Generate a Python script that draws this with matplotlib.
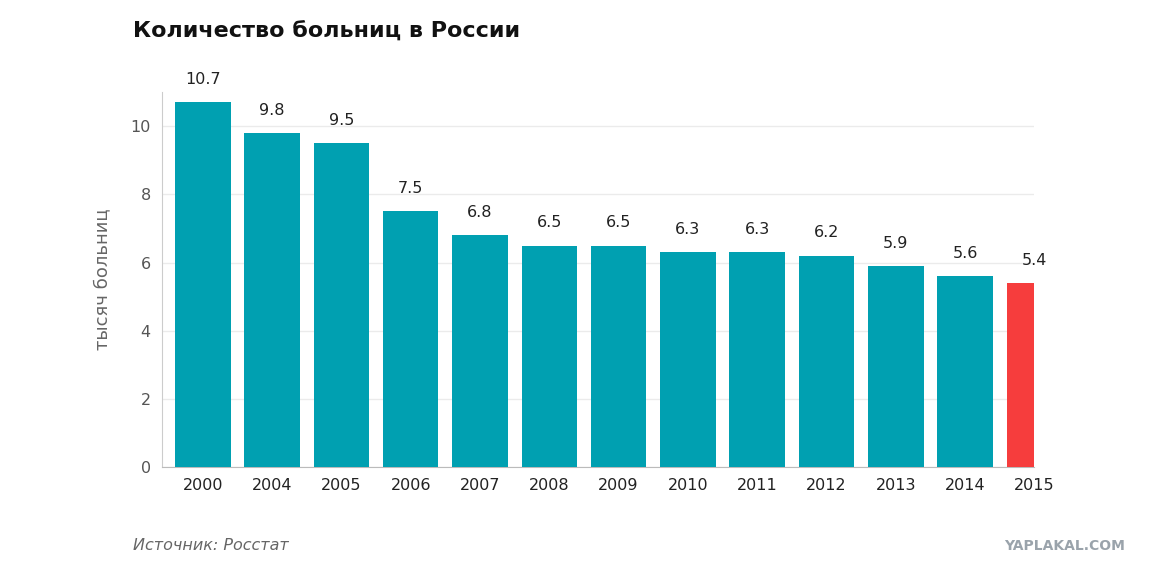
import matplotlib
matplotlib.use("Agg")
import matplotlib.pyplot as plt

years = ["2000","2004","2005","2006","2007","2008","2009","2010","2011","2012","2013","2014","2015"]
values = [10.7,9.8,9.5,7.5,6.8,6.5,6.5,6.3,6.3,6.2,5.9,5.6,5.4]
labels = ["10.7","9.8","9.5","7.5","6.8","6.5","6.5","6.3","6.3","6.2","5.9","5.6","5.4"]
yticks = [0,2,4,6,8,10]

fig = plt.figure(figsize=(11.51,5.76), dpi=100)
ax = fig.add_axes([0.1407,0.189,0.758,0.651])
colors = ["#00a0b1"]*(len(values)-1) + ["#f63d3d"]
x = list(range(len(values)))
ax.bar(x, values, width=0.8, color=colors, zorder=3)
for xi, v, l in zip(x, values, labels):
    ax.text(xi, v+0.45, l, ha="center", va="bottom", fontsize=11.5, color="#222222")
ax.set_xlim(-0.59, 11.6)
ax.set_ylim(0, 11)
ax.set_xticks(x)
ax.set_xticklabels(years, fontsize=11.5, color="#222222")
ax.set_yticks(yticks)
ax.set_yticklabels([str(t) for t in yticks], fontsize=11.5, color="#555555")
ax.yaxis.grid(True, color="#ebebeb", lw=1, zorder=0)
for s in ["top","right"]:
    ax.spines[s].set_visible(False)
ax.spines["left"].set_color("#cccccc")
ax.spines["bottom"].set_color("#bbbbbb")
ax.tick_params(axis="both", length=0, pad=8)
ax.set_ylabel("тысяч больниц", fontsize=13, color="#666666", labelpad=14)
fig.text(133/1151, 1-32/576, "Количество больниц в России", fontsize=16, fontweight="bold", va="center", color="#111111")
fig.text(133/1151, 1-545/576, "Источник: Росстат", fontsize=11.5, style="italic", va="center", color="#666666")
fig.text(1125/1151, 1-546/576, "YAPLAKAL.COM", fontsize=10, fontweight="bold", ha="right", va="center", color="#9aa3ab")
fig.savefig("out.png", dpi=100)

▶ **DIRECTIONS**
Only lines with "matplotlib" are wanted here; list each of them.

▶ **CORRECT RESULT**
Generate a Python script that draws this with matplotlib.
import matplotlib
matplotlib.use("Agg")
import matplotlib.pyplot as plt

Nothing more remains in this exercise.